Problem
Do not include the pictures; repeat the rest of the data exactly.

Material provided
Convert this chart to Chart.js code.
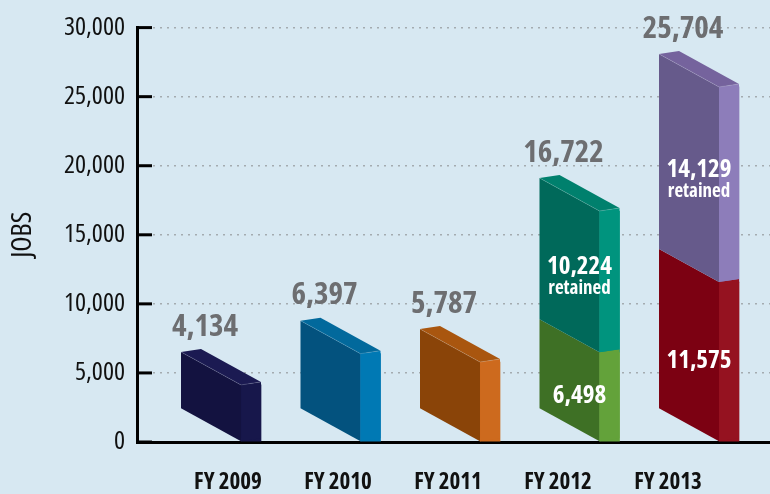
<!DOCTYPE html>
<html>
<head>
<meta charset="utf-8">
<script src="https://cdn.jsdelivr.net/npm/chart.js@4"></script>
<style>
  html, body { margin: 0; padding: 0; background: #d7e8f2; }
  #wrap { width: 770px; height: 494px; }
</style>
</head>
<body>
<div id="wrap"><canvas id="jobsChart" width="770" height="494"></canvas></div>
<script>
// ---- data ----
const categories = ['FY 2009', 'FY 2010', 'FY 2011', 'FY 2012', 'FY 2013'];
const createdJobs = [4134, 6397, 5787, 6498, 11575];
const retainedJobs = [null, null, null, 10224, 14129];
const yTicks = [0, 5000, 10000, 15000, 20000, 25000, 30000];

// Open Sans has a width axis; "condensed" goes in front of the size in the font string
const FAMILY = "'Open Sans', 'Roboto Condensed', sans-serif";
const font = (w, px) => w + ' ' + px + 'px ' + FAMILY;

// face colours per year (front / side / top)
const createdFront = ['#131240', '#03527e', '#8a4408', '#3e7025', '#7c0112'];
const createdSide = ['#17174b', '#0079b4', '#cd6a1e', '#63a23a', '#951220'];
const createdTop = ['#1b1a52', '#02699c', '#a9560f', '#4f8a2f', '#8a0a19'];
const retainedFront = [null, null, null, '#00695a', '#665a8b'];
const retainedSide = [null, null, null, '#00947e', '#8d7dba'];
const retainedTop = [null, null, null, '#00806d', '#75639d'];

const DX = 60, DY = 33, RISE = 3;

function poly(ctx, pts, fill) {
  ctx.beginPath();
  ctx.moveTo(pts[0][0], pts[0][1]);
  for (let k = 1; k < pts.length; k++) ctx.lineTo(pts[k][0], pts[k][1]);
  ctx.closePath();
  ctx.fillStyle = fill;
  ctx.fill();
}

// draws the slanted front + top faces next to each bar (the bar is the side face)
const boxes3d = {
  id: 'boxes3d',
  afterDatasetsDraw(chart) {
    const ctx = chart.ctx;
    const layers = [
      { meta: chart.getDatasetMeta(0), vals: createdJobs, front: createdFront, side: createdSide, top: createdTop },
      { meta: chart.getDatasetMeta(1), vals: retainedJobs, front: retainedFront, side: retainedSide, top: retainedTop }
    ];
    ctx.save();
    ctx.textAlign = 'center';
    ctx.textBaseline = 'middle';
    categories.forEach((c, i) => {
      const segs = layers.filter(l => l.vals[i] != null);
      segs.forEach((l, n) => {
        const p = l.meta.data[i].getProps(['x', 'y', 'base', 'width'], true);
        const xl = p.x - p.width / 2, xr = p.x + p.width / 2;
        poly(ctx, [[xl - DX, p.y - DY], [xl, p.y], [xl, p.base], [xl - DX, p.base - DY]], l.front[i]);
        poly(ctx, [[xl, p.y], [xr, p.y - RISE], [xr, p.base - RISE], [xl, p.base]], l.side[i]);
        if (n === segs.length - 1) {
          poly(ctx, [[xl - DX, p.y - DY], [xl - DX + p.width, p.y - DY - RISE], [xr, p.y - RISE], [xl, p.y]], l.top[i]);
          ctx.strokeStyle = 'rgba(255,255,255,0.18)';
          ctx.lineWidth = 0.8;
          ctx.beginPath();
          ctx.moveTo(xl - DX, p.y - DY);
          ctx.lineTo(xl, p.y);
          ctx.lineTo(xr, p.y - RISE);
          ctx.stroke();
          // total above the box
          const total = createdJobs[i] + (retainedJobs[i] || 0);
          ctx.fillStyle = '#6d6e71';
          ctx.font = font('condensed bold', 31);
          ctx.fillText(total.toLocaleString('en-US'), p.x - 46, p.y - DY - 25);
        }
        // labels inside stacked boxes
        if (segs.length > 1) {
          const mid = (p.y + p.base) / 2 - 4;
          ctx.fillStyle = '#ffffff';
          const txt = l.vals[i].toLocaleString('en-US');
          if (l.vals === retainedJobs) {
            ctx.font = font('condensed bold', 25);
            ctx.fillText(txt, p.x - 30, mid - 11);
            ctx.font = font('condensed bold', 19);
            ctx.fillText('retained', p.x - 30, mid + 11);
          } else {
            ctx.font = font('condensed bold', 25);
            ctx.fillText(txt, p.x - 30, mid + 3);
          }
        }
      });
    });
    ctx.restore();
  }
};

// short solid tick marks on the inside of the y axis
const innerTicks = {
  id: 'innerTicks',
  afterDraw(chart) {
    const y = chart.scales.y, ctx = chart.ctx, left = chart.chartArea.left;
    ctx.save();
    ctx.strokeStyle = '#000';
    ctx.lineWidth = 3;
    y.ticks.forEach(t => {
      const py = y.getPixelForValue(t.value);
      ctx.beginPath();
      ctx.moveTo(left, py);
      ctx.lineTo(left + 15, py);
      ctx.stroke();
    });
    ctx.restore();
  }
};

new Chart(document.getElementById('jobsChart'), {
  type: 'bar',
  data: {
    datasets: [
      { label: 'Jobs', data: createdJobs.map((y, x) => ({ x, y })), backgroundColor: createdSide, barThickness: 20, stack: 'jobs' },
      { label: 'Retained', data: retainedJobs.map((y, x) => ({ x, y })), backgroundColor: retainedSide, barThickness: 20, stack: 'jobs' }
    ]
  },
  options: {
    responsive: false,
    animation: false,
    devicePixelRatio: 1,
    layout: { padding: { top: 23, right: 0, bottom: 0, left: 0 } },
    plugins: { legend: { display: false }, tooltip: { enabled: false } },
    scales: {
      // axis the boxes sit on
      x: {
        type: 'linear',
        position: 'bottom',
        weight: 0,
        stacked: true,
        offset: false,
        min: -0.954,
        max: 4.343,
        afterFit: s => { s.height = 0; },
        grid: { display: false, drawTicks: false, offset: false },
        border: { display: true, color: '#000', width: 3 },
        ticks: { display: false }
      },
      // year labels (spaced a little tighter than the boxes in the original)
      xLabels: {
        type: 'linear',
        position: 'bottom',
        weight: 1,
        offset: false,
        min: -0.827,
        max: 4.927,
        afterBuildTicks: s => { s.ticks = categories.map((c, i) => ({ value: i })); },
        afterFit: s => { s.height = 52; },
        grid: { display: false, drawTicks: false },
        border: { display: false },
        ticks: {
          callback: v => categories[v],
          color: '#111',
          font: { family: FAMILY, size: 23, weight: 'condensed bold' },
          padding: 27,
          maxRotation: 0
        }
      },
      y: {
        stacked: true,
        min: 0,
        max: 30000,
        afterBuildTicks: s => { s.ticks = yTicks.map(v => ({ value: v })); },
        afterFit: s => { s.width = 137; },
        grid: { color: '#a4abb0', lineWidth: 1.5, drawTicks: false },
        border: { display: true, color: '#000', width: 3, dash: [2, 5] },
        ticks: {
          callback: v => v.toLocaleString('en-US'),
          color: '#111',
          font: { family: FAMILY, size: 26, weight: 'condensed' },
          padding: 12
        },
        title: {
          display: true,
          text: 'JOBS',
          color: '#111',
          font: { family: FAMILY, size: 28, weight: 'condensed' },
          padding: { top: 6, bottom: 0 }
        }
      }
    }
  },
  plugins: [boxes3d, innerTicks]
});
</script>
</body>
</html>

The output
Convert this chart to Chart.js code.
<!DOCTYPE html>
<html>
<head>
<meta charset="utf-8">
<script src="https://cdn.jsdelivr.net/npm/chart.js@4"></script>
<style>
  html, body { margin: 0; padding: 0; background: #d7e8f2; }
  #wrap { width: 770px; height: 494px; }
</style>
</head>
<body>
<div id="wrap"><canvas id="jobsChart" width="770" height="494"></canvas></div>
<script>
// ---- data ----
const categories = ['FY 2009', 'FY 2010', 'FY 2011', 'FY 2012', 'FY 2013'];
const createdJobs = [4134, 6397, 5787, 6498, 11575];
const retainedJobs = [null, null, null, 10224, 14129];
const yTicks = [0, 5000, 10000, 15000, 20000, 25000, 30000];

// Open Sans has a width axis; "condensed" goes in front of the size in the font string
const FAMILY = "'Open Sans', 'Roboto Condensed', sans-serif";
const font = (w, px) => w + ' ' + px + 'px ' + FAMILY;

// face colours per year (front / side / top)
const createdFront = ['#131240', '#03527e', '#8a4408', '#3e7025', '#7c0112'];
const createdSide = ['#17174b', '#0079b4', '#cd6a1e', '#63a23a', '#951220'];
const createdTop = ['#1b1a52', '#02699c', '#a9560f', '#4f8a2f', '#8a0a19'];
const retainedFront = [null, null, null, '#00695a', '#665a8b'];
const retainedSide = [null, null, null, '#00947e', '#8d7dba'];
const retainedTop = [null, null, null, '#00806d', '#75639d'];

const DX = 60, DY = 33, RISE = 3;

function poly(ctx, pts, fill) {
  ctx.beginPath();
  ctx.moveTo(pts[0][0], pts[0][1]);
  for (let k = 1; k < pts.length; k++) ctx.lineTo(pts[k][0], pts[k][1]);
  ctx.closePath();
  ctx.fillStyle = fill;
  ctx.fill();
}

// draws the slanted front + top faces next to each bar (the bar is the side face)
const boxes3d = {
  id: 'boxes3d',
  afterDatasetsDraw(chart) {
    const ctx = chart.ctx;
    const layers = [
      { meta: chart.getDatasetMeta(0), vals: createdJobs, front: createdFront, side: createdSide, top: createdTop },
      { meta: chart.getDatasetMeta(1), vals: retainedJobs, front: retainedFront, side: retainedSide, top: retainedTop }
    ];
    ctx.save();
    ctx.textAlign = 'center';
    ctx.textBaseline = 'middle';
    categories.forEach((c, i) => {
      const segs = layers.filter(l => l.vals[i] != null);
      segs.forEach((l, n) => {
        const p = l.meta.data[i].getProps(['x', 'y', 'base', 'width'], true);
        const xl = p.x - p.width / 2, xr = p.x + p.width / 2;
        poly(ctx, [[xl - DX, p.y - DY], [xl, p.y], [xl, p.base], [xl - DX, p.base - DY]], l.front[i]);
        poly(ctx, [[xl, p.y], [xr, p.y - RISE], [xr, p.base - RISE], [xl, p.base]], l.side[i]);
        if (n === segs.length - 1) {
          poly(ctx, [[xl - DX, p.y - DY], [xl - DX + p.width, p.y - DY - RISE], [xr, p.y - RISE], [xl, p.y]], l.top[i]);
          ctx.strokeStyle = 'rgba(255,255,255,0.18)';
          ctx.lineWidth = 0.8;
          ctx.beginPath();
          ctx.moveTo(xl - DX, p.y - DY);
          ctx.lineTo(xl, p.y);
          ctx.lineTo(xr, p.y - RISE);
          ctx.stroke();
          // total above the box
          const total = createdJobs[i] + (retainedJobs[i] || 0);
          ctx.fillStyle = '#6d6e71';
          ctx.font = font('condensed bold', 31);
          ctx.fillText(total.toLocaleString('en-US'), p.x - 46, p.y - DY - 25);
        }
        // labels inside stacked boxes
        if (segs.length > 1) {
          const mid = (p.y + p.base) / 2 - 4;
          ctx.fillStyle = '#ffffff';
          const txt = l.vals[i].toLocaleString('en-US');
          if (l.vals === retainedJobs) {
            ctx.font = font('condensed bold', 25);
            ctx.fillText(txt, p.x - 30, mid - 11);
            ctx.font = font('condensed bold', 19);
            ctx.fillText('retained', p.x - 30, mid + 11);
          } else {
            ctx.font = font('condensed bold', 25);
            ctx.fillText(txt, p.x - 30, mid + 3);
          }
        }
      });
    });
    ctx.restore();
  }
};

// short solid tick marks on the inside of the y axis
const innerTicks = {
  id: 'innerTicks',
  afterDraw(chart) {
    const y = chart.scales.y, ctx = chart.ctx, left = chart.chartArea.left;
    ctx.save();
    ctx.strokeStyle = '#000';
    ctx.lineWidth = 3;
    y.ticks.forEach(t => {
      const py = y.getPixelForValue(t.value);
      ctx.beginPath();
      ctx.moveTo(left, py);
      ctx.lineTo(left + 15, py);
      ctx.stroke();
    });
    ctx.restore();
  }
};

new Chart(document.getElementById('jobsChart'), {
  type: 'bar',
  data: {
    datasets: [
      { label: 'Jobs', data: createdJobs.map((y, x) => ({ x, y })), backgroundColor: createdSide, barThickness: 20, stack: 'jobs' },
      { label: 'Retained', data: retainedJobs.map((y, x) => ({ x, y })), backgroundColor: retainedSide, barThickness: 20, stack: 'jobs' }
    ]
  },
  options: {
    responsive: false,
    animation: false,
    devicePixelRatio: 1,
    layout: { padding: { top: 23, right: 0, bottom: 0, left: 0 } },
    plugins: { legend: { display: false }, tooltip: { enabled: false } },
    scales: {
      // axis the boxes sit on
      x: {
        type: 'linear',
        position: 'bottom',
        weight: 0,
        stacked: true,
        offset: false,
        min: -0.954,
        max: 4.343,
        afterFit: s => { s.height = 0; },
        grid: { display: false, drawTicks: false, offset: false },
        border: { display: true, color: '#000', width: 3 },
        ticks: { display: false }
      },
      // year labels (spaced a little tighter than the boxes in the original)
      xLabels: {
        type: 'linear',
        position: 'bottom',
        weight: 1,
        offset: false,
        min: -0.827,
        max: 4.927,
        afterBuildTicks: s => { s.ticks = categories.map((c, i) => ({ value: i })); },
        afterFit: s => { s.height = 52; },
        grid: { display: false, drawTicks: false },
        border: { display: false },
        ticks: {
          callback: v => categories[v],
          color: '#111',
          font: { family: FAMILY, size: 23, weight: 'condensed bold' },
          padding: 27,
          maxRotation: 0
        }
      },
      y: {
        stacked: true,
        min: 0,
        max: 30000,
        afterBuildTicks: s => { s.ticks = yTicks.map(v => ({ value: v })); },
        afterFit: s => { s.width = 137; },
        grid: { color: '#a4abb0', lineWidth: 1.5, drawTicks: false },
        border: { display: true, color: '#000', width: 3, dash: [2, 5] },
        ticks: {
          callback: v => v.toLocaleString('en-US'),
          color: '#111',
          font: { family: FAMILY, size: 26, weight: 'condensed' },
          padding: 12
        },
        title: {
          display: true,
          text: 'JOBS',
          color: '#111',
          font: { family: FAMILY, size: 28, weight: 'condensed' },
          padding: { top: 6, bottom: 0 }
        }
      }
    }
  },
  plugins: [boxes3d, innerTicks]
});
</script>
</body>
</html>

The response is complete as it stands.